Two lesser-known financial products that can offer excellent returns are Equity Linked Savings Scheme (ELSS) and Unit Linked Insurance Plans (ULIP). While ELSS is a pure equity mutual fund, ULIP combines insurance and investment, making it a more complex product. In order to understand how these two instruments work and the benefits that they have to offer read on!
ULIPs offer the dual benefit of insurance and investment, with the funds pooled in both equity and debt instruments. These investments have a minimum lock in a period of 3 to 5 years and are ideal for generating wealth for short-term goals. But this product comes with a complicated cost structure which makes it difficult for you to understand the working of ULIPs.

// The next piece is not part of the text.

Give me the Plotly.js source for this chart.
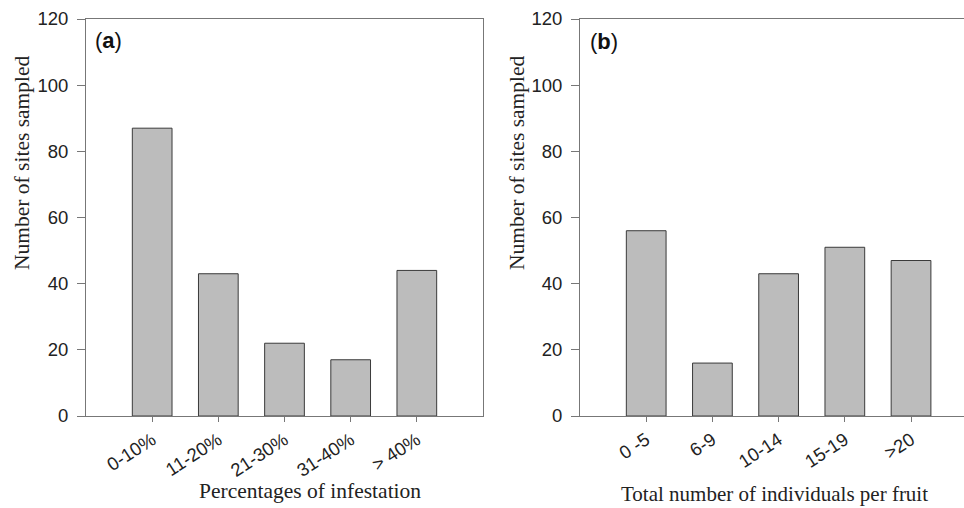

Equity Linked Savings Scheme are diversified equity funds that offer tax benefits under the Income Tax Act. This avenue has at least 80% of the total assets invested in equity and equity-related instruments for a lock-in period of 3 years.
The power of compounding is what makes these ELSS funds a lucrative option for investors and the high returns helps beat inflation over the long run. However, while compounding can help with wealth generation on paper, the performance of the ELSS is based on the risk exposure to the market.
Basis | ELSS | ULIP |
Meaning | ELSS funds are diversified equity funds with a three year lock-in period. | It is a diversified fund with a five year lock in period. |
Purpose | It is an equity fund to maximise returns. | Mix of life insurance and investment. |
Equity exposure | The equity exposure can go up to 100%. | One can choose to switch between equity to debt or keep it hybrid. But the number of free switches may be limited. |
Returns | Being market linked, the returns range between 12 to 14%. | The returns vary as per the type and value of the underlying asset. |
Charges applied | Exit load and fund management charges are the expenses incurred. | Administration charges, mortality charges, premium allocation charges and fund management charges are the expenses incurred. |
Lock in period | It is for 3 years. | In theory, they have a 5 year lock-in period, but in practice it is 10 to 15 years. |
Transparency and liquidity | Greater transparency and liquidity. | Low transparency and liquidity. |
Switch options | There is no such option available. | One can alter the ratio or type of fund invested in – the investment can either be equity, debt or a hybrid of the two. |
Tax on maturity amount | There is a tax deduction available under 80C but the gains are taxable under the Act. | The maturity amount is taxable under capital gains tax.The long term capital gains amount to rupees zero up to Rs. 1,00,000.Long Term Capital Gains tax to be taxed at 10% without indexation benefits for amounts exceeding Rs. 1,00,000. |
An investor is to choose to invest in either options or both based on his or her financial profile and investment goals. There is no clear-cut answer as to which of the two are better modes of investment. If one wishes to gain greater tax benefits while having a greater market exposure then ELSS is the option that one must go for. ULIPs are more suited as insurance rather than investment tools. Some experts even suggest the investors go in for pure term insurance policies to insure their lives while investing in other market instruments for wealth accumulation and growth capital, ignoring investments in ULIPs altogether.